» **What you are asked to do**: For the entries below, copy exactly the line that contains "What TikZ code" through the line that contains "(oldtech) at (478,26)", both ends included, and exclude all pictures.

» **Information given**:
★ ★ ★ ★
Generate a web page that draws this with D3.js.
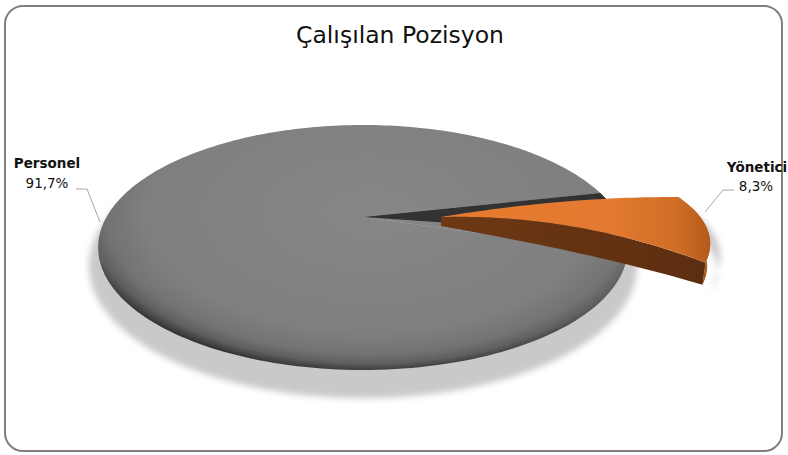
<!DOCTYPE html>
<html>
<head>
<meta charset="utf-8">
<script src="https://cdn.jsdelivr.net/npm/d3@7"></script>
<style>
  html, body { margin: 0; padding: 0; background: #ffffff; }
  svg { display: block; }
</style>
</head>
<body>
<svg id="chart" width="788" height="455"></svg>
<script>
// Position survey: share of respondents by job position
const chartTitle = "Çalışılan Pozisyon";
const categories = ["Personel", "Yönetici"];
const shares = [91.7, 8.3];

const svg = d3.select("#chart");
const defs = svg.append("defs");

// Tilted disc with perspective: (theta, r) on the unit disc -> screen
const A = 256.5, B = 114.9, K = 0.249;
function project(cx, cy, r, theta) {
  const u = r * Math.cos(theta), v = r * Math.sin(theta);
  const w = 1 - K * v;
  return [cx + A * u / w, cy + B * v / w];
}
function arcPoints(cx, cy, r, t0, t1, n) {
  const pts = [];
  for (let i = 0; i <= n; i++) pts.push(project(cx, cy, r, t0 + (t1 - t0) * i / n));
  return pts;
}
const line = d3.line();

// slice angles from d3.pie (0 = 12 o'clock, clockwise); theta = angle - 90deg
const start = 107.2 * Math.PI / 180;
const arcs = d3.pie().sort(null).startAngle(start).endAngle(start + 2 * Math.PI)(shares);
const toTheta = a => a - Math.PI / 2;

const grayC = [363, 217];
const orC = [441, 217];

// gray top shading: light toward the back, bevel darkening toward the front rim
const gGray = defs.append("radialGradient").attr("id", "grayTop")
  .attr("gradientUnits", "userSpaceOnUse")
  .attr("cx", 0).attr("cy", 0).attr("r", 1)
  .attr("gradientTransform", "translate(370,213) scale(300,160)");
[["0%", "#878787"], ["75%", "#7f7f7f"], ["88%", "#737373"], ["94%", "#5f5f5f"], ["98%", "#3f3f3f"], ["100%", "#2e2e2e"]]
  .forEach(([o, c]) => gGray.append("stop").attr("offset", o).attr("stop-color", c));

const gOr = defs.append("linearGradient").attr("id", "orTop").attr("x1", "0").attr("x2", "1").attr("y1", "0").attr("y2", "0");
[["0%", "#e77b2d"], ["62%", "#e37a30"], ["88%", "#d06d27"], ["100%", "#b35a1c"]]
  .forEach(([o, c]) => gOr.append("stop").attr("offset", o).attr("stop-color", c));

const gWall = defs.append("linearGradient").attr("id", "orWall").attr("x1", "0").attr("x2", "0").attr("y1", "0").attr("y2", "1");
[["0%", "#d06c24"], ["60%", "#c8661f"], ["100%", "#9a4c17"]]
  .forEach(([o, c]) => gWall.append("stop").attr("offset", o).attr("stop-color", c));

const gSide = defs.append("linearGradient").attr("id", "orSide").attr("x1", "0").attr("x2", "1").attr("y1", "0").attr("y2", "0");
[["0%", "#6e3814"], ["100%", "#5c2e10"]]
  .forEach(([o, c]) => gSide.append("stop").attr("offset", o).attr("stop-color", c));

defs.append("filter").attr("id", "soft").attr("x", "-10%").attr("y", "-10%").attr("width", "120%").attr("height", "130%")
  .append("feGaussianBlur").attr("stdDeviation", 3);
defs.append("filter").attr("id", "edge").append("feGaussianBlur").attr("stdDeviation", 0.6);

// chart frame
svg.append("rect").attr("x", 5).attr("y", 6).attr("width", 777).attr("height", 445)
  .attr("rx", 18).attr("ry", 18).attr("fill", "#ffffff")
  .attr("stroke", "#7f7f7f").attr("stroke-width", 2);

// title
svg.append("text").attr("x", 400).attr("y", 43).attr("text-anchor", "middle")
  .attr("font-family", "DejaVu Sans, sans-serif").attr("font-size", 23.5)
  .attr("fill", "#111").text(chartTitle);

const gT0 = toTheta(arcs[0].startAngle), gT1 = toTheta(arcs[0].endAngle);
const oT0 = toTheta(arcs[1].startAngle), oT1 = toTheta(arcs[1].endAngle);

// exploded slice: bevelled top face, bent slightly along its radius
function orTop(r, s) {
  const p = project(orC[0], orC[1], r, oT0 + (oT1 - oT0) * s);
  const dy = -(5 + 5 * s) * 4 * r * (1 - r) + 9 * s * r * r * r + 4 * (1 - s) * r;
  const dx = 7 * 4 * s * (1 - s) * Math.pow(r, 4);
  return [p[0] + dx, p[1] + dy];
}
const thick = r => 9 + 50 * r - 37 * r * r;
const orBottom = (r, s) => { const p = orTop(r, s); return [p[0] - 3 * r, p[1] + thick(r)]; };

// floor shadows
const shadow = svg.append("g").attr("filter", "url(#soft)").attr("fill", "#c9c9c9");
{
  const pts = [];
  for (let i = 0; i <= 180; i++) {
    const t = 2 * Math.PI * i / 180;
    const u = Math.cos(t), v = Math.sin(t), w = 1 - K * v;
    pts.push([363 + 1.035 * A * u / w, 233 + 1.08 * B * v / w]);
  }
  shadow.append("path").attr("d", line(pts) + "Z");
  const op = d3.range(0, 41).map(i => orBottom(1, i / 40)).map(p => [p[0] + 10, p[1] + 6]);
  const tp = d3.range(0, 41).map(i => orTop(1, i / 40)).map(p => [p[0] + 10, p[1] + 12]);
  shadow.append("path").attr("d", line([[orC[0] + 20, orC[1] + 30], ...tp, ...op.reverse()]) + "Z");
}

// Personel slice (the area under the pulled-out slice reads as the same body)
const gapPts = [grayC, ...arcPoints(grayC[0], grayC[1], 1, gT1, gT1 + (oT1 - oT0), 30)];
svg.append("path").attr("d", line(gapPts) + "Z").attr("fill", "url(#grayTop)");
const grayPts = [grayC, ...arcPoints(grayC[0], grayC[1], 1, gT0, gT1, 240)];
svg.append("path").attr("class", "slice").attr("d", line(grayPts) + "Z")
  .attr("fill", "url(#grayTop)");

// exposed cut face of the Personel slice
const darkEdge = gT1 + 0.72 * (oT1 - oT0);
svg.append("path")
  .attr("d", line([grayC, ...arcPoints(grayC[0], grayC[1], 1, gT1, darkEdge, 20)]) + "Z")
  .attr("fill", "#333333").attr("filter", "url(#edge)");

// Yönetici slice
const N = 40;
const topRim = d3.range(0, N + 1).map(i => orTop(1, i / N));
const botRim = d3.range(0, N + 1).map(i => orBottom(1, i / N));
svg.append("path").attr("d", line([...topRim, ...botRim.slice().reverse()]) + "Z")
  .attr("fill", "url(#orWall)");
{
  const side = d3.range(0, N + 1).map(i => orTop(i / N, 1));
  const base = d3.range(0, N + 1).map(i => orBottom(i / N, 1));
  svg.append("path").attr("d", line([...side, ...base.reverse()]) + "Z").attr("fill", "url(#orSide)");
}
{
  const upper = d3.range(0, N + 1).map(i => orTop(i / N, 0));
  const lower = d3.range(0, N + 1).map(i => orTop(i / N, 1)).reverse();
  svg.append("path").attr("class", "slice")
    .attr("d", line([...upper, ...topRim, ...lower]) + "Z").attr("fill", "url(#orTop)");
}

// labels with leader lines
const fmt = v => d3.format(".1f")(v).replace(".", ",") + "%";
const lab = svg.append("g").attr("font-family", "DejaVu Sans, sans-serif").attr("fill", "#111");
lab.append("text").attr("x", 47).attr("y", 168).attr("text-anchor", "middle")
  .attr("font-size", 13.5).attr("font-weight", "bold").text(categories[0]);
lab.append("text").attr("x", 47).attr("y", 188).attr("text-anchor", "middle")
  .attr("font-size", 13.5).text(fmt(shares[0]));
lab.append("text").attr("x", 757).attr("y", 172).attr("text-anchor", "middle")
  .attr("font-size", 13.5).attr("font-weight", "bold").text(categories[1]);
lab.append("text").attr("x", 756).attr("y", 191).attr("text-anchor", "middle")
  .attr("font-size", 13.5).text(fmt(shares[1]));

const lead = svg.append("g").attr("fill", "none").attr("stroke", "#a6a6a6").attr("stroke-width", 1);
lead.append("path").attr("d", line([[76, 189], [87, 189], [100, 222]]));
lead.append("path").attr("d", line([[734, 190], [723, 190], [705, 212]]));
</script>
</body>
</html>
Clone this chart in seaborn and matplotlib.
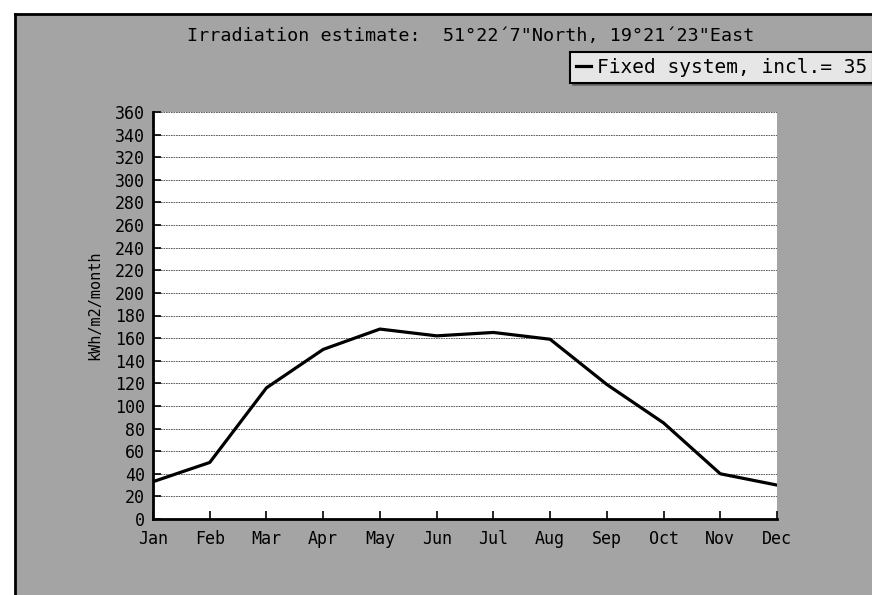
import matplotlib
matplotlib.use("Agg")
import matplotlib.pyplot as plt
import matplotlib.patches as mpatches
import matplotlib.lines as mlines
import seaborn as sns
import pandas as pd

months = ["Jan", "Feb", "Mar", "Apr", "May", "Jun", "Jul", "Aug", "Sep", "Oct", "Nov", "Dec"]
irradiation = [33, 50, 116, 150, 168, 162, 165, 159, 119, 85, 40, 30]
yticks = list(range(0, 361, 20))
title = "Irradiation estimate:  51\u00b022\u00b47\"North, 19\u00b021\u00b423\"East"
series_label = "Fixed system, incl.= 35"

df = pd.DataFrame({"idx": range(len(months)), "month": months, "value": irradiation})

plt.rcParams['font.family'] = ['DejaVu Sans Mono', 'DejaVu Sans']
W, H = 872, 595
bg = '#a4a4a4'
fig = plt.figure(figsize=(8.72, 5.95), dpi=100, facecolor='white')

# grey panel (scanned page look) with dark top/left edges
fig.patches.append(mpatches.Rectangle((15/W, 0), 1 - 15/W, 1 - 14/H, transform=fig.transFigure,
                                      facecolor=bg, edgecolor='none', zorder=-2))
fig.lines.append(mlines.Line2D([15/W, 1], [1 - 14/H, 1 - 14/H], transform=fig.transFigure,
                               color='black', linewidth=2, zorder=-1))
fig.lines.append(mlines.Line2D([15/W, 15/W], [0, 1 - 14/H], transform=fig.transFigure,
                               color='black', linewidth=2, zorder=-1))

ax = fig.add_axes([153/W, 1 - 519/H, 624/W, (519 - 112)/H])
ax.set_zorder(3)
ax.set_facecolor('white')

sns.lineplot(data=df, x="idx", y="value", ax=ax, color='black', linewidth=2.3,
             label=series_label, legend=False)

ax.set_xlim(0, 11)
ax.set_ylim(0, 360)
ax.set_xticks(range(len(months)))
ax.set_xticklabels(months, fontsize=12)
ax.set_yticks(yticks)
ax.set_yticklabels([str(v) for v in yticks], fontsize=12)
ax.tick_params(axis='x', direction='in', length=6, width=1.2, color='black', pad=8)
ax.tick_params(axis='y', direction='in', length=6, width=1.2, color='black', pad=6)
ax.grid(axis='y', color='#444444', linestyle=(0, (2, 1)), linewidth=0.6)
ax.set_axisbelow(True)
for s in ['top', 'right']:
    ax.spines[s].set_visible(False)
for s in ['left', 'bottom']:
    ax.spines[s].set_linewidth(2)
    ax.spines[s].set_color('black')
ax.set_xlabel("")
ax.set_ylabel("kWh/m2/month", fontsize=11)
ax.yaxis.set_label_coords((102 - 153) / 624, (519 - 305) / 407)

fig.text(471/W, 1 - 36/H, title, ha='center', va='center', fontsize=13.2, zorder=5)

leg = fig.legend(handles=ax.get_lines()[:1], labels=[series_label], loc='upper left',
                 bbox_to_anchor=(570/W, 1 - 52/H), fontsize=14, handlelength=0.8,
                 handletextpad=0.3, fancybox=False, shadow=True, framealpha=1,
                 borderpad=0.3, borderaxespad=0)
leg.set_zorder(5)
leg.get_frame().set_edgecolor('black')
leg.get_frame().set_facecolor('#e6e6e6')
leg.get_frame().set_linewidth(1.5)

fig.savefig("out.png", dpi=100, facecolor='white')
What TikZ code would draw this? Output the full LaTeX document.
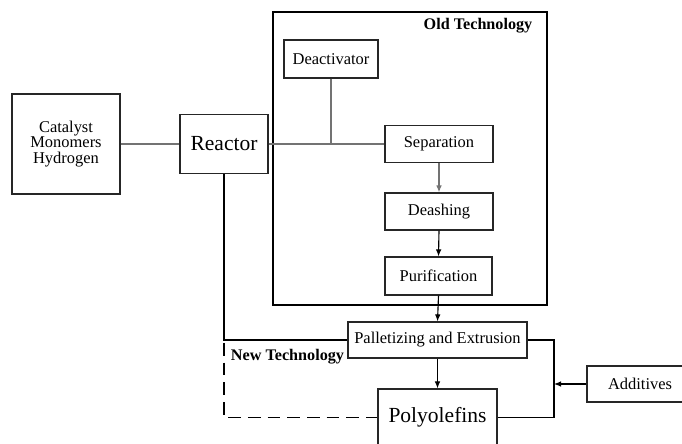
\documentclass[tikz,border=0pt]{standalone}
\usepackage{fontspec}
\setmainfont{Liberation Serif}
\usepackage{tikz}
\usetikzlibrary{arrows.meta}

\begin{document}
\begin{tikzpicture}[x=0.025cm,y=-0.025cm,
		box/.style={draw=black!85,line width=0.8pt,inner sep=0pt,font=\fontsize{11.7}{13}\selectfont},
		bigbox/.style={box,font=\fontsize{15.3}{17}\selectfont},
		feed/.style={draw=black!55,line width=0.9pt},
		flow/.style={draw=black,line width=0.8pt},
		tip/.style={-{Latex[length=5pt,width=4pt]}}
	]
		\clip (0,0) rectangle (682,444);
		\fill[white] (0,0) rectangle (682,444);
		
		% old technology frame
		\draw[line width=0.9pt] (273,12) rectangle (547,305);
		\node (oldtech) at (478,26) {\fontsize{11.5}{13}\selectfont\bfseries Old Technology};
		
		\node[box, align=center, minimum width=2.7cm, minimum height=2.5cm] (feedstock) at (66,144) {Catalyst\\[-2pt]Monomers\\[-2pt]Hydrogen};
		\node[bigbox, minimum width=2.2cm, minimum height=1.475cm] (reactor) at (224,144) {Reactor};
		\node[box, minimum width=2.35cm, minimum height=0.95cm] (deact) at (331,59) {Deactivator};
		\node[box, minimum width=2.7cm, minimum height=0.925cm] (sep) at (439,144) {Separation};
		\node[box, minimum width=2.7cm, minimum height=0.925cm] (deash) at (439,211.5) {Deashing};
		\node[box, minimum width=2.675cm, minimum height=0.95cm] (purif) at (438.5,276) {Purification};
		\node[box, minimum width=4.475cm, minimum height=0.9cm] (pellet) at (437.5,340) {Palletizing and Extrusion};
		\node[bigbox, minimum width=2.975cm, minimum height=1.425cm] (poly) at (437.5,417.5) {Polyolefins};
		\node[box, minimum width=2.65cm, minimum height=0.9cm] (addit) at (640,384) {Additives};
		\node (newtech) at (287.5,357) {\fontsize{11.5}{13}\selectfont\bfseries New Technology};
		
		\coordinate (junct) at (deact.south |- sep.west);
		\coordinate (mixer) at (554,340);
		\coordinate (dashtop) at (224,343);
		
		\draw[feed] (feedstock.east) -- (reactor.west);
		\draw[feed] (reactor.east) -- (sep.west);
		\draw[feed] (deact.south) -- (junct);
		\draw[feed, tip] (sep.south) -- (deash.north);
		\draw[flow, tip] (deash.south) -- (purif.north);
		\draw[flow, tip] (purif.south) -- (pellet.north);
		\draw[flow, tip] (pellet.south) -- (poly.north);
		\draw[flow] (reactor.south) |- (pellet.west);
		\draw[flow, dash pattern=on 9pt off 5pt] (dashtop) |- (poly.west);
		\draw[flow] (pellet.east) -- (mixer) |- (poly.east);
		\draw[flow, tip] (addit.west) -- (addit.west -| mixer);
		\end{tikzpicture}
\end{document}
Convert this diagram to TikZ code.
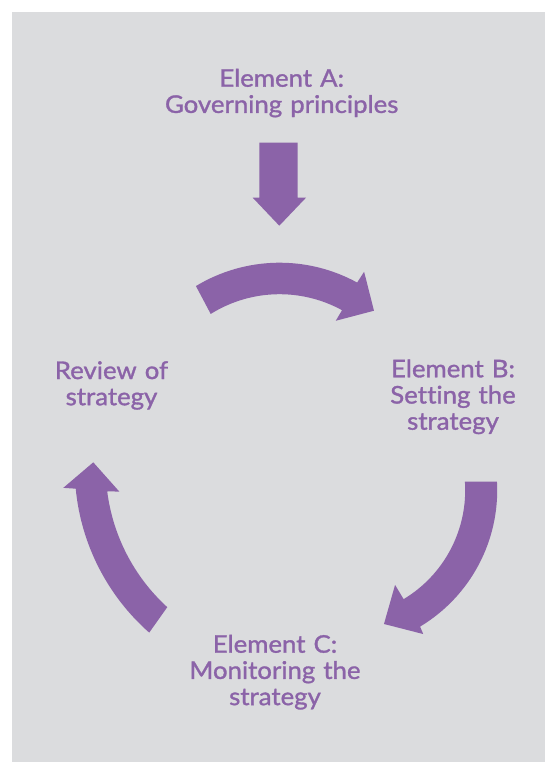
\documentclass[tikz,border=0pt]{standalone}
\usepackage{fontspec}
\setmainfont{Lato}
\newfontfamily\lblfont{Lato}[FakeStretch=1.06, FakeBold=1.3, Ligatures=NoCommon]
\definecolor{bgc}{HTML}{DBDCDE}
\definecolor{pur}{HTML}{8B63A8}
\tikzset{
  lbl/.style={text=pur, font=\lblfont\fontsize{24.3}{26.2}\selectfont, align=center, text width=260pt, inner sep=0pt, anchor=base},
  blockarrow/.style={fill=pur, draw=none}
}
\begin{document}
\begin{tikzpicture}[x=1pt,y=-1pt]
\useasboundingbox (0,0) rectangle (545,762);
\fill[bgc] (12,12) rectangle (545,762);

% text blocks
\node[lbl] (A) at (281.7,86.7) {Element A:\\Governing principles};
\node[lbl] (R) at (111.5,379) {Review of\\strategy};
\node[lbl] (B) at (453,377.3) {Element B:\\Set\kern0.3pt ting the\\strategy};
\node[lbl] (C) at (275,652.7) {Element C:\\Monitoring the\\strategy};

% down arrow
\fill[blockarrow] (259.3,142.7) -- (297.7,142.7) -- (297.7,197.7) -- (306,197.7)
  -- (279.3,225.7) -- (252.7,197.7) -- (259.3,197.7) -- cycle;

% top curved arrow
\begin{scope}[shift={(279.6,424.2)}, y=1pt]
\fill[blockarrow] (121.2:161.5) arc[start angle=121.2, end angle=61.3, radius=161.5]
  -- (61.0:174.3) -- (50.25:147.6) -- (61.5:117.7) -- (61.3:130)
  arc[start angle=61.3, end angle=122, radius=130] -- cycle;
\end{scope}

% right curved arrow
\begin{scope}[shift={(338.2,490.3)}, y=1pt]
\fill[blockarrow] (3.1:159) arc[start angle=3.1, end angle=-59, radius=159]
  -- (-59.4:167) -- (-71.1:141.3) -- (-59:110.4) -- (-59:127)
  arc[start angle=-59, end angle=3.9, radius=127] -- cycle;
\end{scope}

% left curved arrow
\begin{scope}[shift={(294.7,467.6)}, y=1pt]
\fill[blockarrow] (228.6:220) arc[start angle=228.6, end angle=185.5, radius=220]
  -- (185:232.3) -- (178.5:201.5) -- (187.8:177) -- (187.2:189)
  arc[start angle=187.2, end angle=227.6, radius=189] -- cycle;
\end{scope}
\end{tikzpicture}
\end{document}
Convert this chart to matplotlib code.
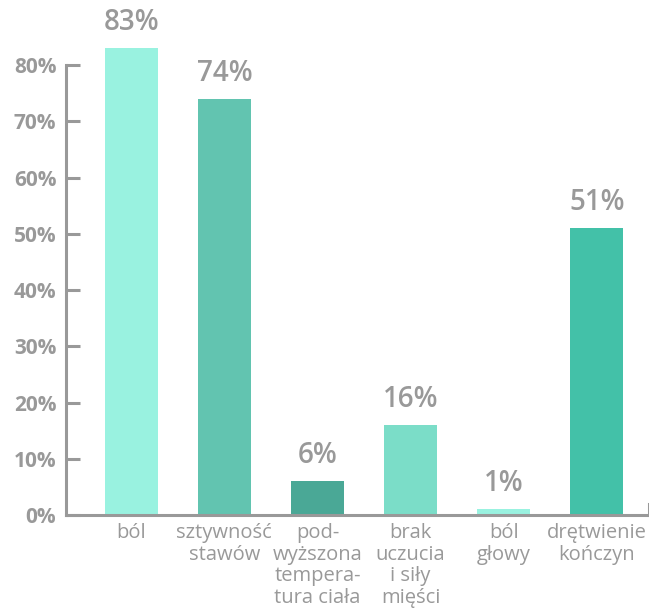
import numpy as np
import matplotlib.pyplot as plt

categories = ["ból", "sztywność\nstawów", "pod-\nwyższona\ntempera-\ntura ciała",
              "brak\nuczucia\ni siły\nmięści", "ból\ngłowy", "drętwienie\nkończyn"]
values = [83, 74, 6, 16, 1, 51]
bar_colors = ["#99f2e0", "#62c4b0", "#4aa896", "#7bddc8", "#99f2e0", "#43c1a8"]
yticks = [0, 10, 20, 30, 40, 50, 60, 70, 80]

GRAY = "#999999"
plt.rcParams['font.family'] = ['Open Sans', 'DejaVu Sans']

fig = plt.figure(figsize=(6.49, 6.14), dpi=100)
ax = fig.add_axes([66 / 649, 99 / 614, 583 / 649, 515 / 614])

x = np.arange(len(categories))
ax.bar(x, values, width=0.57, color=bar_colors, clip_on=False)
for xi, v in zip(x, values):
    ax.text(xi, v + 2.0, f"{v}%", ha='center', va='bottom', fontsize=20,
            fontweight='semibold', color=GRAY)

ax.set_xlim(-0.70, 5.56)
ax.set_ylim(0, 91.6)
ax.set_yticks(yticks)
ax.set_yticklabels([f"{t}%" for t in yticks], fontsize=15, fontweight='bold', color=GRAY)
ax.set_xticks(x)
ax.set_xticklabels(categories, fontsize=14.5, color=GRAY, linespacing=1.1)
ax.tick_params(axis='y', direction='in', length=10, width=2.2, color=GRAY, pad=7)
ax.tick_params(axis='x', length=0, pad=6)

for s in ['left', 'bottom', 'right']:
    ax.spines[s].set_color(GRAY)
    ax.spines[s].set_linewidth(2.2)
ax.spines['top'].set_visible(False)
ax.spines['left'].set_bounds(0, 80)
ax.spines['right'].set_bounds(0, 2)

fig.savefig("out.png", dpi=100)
★ ★ ★ ★
» **Output for this task**:
What TikZ code would draw this? Output the full LaTeX document.
\documentclass[tikz,border=0pt]{standalone}
\usepackage{fontspec}
\setmainfont{Liberation Serif}
\usepackage{tikz}
\usetikzlibrary{arrows.meta}

\begin{document}
\begin{tikzpicture}[x=0.025cm,y=-0.025cm,
		box/.style={draw=black!85,line width=0.8pt,inner sep=0pt,font=\fontsize{11.7}{13}\selectfont},
		bigbox/.style={box,font=\fontsize{15.3}{17}\selectfont},
		feed/.style={draw=black!55,line width=0.9pt},
		flow/.style={draw=black,line width=0.8pt},
		tip/.style={-{Latex[length=5pt,width=4pt]}}
	]
		\clip (0,0) rectangle (682,444);
		\fill[white] (0,0) rectangle (682,444);
		
		% old technology frame
		\draw[line width=0.9pt] (273,12) rectangle (547,305);
		\node (oldtech) at (478,26) {\fontsize{11.5}{13}\selectfont\bfseries Old Technology};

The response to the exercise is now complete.